Terms in this set (100)

The engagement letter should contain information such as:

the objective of the audit (an expression of an opinion on the financial statements);
the fact that management is responsible for:
the financial statements,
establishing and maintaining effective internal control over financial reporting,
identifying and ensuring that the entity complies with laws and regulations,
adjusting the financial statements to correct material misstatements,
making all financial records and related information available to the auditor, and
providing the auditor with a letter that confirms certain representations made during the audit;
the scope of the audit work to be performed (in accordance with GAAS);
the fact that the purpose of the audit is not to detect fraud but to enable the auditor to express an opinion as to the fairness of the financial statements;
mention that an audit includes obtaining an understanding of internal control and that the audit committee will be made aware of any discovered significant deficiencies;
additional work to be performed, such as tax, consulting, or other services (if applicable);
any limitations or restrictions on the scope of the study;
work to be performed by the client's staff (if applicable);
the basis of the auditor's fee; and
the audit work schedule and estimated date of completion.
This list is not inclusive, but it is illustrative of items that should be present.

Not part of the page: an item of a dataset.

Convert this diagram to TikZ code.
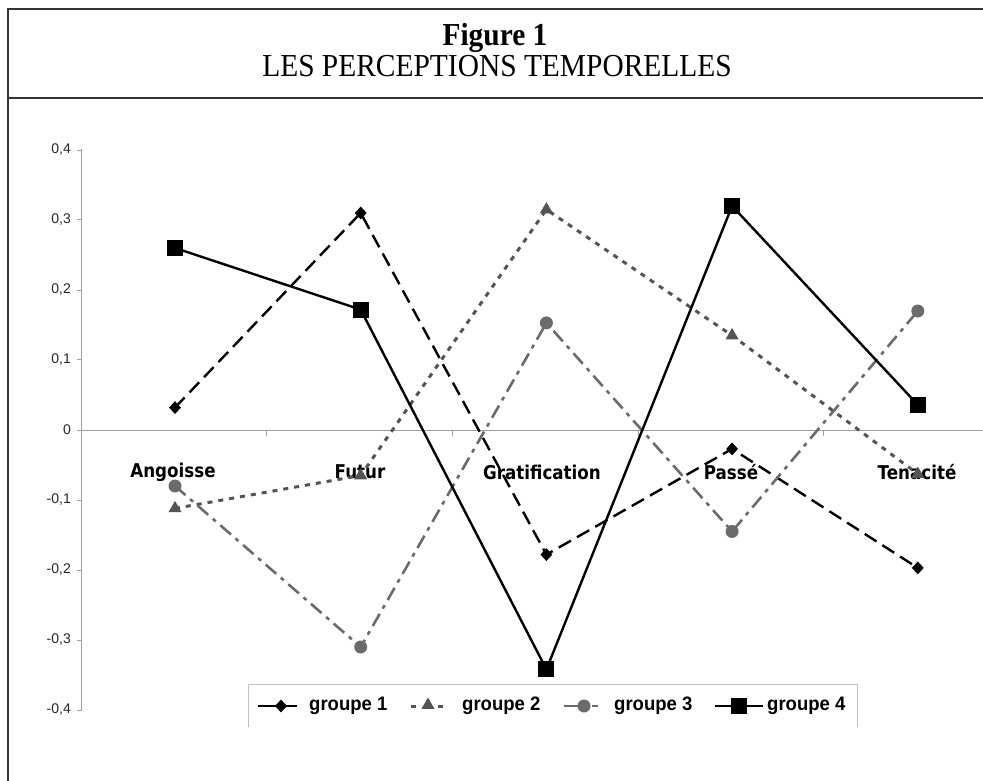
\documentclass[tikz,border=0pt]{standalone}
\usepackage{fontspec}
\setmainfont{Liberation Serif}
\newfontfamily\titlefont[FakeStretch=0.92]{Liberation Serif}
\newfontfamily\arialfont{Liberation Sans}
\newfontfamily\legfont[FakeStretch=0.95]{Liberation Sans}
\newfontfamily\catfont[FakeStretch=0.88]{DejaVu Sans}
\usetikzlibrary{shapes.geometric}
\definecolor{gtwo}{gray}{0.33}
\definecolor{gthree}{gray}{0.42}
\definecolor{axisgray}{gray}{0.62}
\begin{document}
\begin{tikzpicture}[x=1pt,y=-1pt,
  frameline/.style={draw=black!80, line width=2pt},
  axisline/.style={draw=axisgray, line width=1pt},
  ticklabel/.style={anchor=east, inner sep=0pt, text=black!85, font=\arialfont\fontsize{14}{16}\selectfont},
  catlabel/.style={inner sep=0pt, font=\catfont\bfseries\fontsize{19}{22}\selectfont},
  legtext/.style={anchor=west, inner sep=0pt, font=\legfont\bfseries\fontsize{19.5}{22}\selectfont},
  gone/.style={draw=black, line width=2.4pt, dash pattern=on 14pt off 7pt},
  gtwoline/.style={draw=gtwo, line width=3pt, dash pattern=on 5pt off 6pt},
  gthreeline/.style={draw=gthree, line width=2.6pt, dash pattern=on 14pt off 6pt on 4pt off 6pt},
  gfour/.style={draw=black, line width=2.4pt},
  mone/.style={diamond, fill=black, inner sep=0pt, minimum width=12pt, minimum height=13pt},
  mtwo/.style={regular polygon, regular polygon sides=3, fill=gtwo, inner sep=0pt, minimum size=15pt},
  mthree/.style={circle, fill=gthree, inner sep=0pt, minimum size=13pt},
  mfour/.style={rectangle, fill=black, inner sep=0pt, minimum size=16pt}
]
\useasboundingbox (0,0) rectangle (983,781);
% frame
\draw[frameline] (8,781) -- (8,9) -- (983,9);
\draw[frameline] (8,98) -- (983,98);
\node[font=\titlefont\bfseries\fontsize{32}{34}\selectfont] (fig) at (495,38) {Figure 1};
\node[font=\titlefont\fontsize{32}{34}\selectfont] (subt) at (497,66) {LES PERCEPTIONS TEMPORELLES};
% axes
\draw[axisline] (81,149) -- (81,711);
\foreach \v/\lab in {0.4/{0,4},0.3/{0,3},0.2/{0,2},0.1/{0,1},0/0,-0.1/{-0,1},-0.2/{-0,2},-0.3/{-0,3},-0.4/{-0,4}}{
  \draw[axisline] (77,{430-700*\v}) -- (81,{430-700*\v});
  \node[ticklabel] at (71,{430-700*\v}) {\lab};
}
\draw[axisline] (81,430) -- (983,430);
\foreach \i in {1,2,3,4}{
  \draw[axisline] ({81+185.7*\i},430) -- ({81+185.7*\i},436);
}
% category labels
\node[catlabel] (cA) at (173,472) {Angoisse};
\node[catlabel] (cF) at (360,472) {Futur};
\node[catlabel] (cG) at (542,472) {Gratification};
\node[catlabel] (cP) at (731,472) {Passé};
\node[catlabel] (cT) at (917,472) {Tenacité};
% data coordinates
\coordinate (a1) at (175,407.6);   \coordinate (b1) at (360.7,213);
\coordinate (c1) at (546.4,554.6); \coordinate (d1) at (732.1,448.9);
\coordinate (e1) at (917.8,567.9);
\coordinate (a2) at (175,508.4);   \coordinate (b2) at (360.7,475.5);
\coordinate (c2) at (546.4,209.5); \coordinate (d2) at (732.1,335.5);
\coordinate (e2) at (917.8,474);
\coordinate (a3) at (175,486);     \coordinate (b3) at (360.7,647);
\coordinate (c3) at (546.4,322.9); \coordinate (d3) at (732.1,531.5);
\coordinate (e3) at (917.8,311);
\coordinate (a4) at (175,248);     \coordinate (b4) at (360.7,309.6);
\coordinate (c4) at (546.4,669.4); \coordinate (d4) at (732.1,206);
\coordinate (e4) at (917.8,404.8);
% series 1
\draw[gone] (a1) -- (b1) -- (c1) -- (d1) -- (e1);
\foreach \p in {a1,b1,c1,d1,e1}{ \node[mone] at (\p) {}; }
% series 2
\draw[gtwoline] (a2) -- (b2) -- (c2) -- (d2) -- (e2);
\foreach \p in {a2,b2,c2,d2,e2}{ \node[mtwo] at (\p) {}; }
% series 3
\draw[gthreeline] (a3) -- (b3) -- (c3) -- (d3) -- (e3);
\foreach \p in {a3,b3,c3,d3,e3}{ \node[mthree] at (\p) {}; }
% series 4
\draw[gfour] (a4) -- (b4) -- (c4) -- (d4) -- (e4);
\foreach \p in {a4,b4,c4,d4,e4}{ \node[mfour] at (\p) {}; }
% legend
\draw[draw=black!25, line width=1pt] (248,727) -- (248,684) -- (857,684) -- (857,727);
\coordinate (l1a) at (258,706); \coordinate (l1b) at (276,706);
\coordinate (l1c) at (286,706); \coordinate (l1d) at (297,706);
\draw[black, line width=2.4pt] (l1a) -- (l1b);
\draw[black, line width=2.4pt] (l1c) -- (l1d);
\node[mone] (k1) at (281,706) {};
\node[legtext] (t1) at (309,706) {groupe 1};
\coordinate (l2a) at (411,706); \coordinate (l2b) at (416,706);
\coordinate (l2c) at (438,706); \coordinate (l2d) at (443,706);
\draw[gtwo, line width=3pt] (l2a) -- (l2b);
\draw[gtwo, line width=3pt] (l2c) -- (l2d);
\node[mtwo] (k2) at (428,705) {};
\node[legtext] (t2) at (462,706) {groupe 2};
\coordinate (l3a) at (564,706); \coordinate (l3b) at (580,706);
\coordinate (l3c) at (592,706); \coordinate (l3d) at (598,706);
\draw[gthree, line width=2.6pt] (l3a) -- (l3b);
\draw[gthree, line width=2.6pt] (l3c) -- (l3d);
\node[mthree] (k3) at (584,706) {};
\node[legtext] (t3) at (614,706) {groupe 3};
\coordinate (l4a) at (715,706); \coordinate (l4b) at (763,706);
\draw[black, line width=2.4pt] (l4a) -- (l4b);
\node[mfour] (k4) at (739,706) {};
\node[legtext] (t4) at (767,706) {groupe 4};
\end{tikzpicture}
\end{document}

Items that would not be addressed in an engagement letter would be the conditions under which the auditor may modify the preliminary judgment about materiality (these would not be known to the auditor), internal control activities that would reduce the auditor's assessment of control risk (the auditor has not obtained an understanding of the design of internal control or tested controls at this point), and materiality matters that could modify the auditor's preliminary assessment of fraud risk.